Kékfrankos is sometimes called Nagyburgundi. It makes fine wines with hints of pepper and cherries. Kékoportó is an early-ripening variety with low acid and soft tannins offering floral aromas.
Two of the outstanding tokaji at the London tasting included the 1998 Orosz Gabor 6 puttonyos and the Barta 2010 6 puttonyos. The former had wondrous length, like rich marmalade on burnt toast plus a subtle oak influence like expensive lingerie made from the beautiful lace in Hungary. The oak provided vanilla tang. This 1998 was amber in colour yet could still be drinking well in 30-40 years.
The other tokaji is young but showed magnificently, its flavours lingering for what seemed like an eternity. It is only 9 per cent alcohol, making it a wine one could drink over an entire evening without any next day regrets. The integration of acid and fruit was quite remarkable and it is a bargain compared with a Sauternes. This is another wine that would last for decades.

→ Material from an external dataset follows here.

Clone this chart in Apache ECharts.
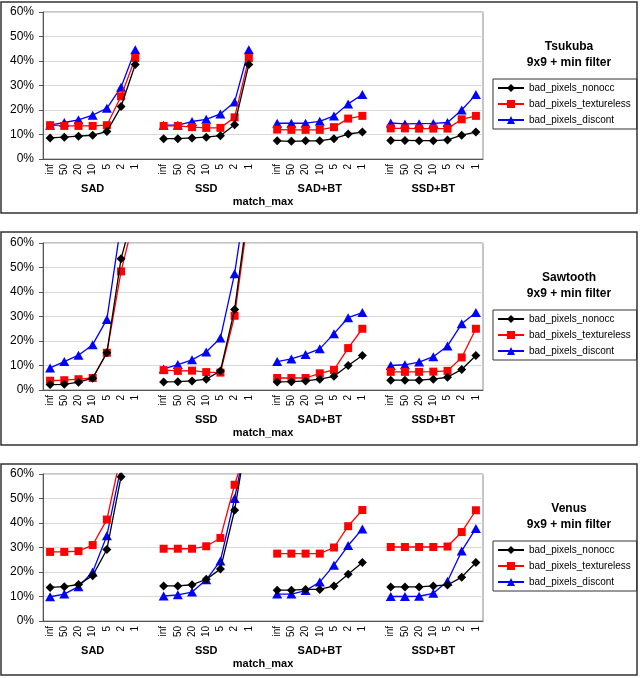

Laszlo Szeremley of Szeremley Birtok (estate in English) presented some of his wines. The estate is near Lake Balaton, the biggest lake in Central Europe. Winemaking started there in Roman times. The Szeremley 2015 Olaszrizling was fresh and zingy. This late ripening variety gets lots sun near the end of harvest in September but is only 12 per cent alcohol.
The 2014 Szeremley Rizling was another delicate, fresh and fruity wine, a blend of 66 per cent Olaszrizling with the balance Rhine Riesling. It is aged in old 2000-litre oak barrels for six months. The oak balances the wine’s natural mineral streak.
The 2014 Szeremley Kékfrankos is a well-balanced red with plenty of acid zing and a grapefruit tang, plus delicate aromas of dried rose petals. The 2006 Szeremley Kékfrankos shows how this wine and grape variety ages. It offered a more intense nose of those same rose petals with a pale hue in the glass liked an aged pinot.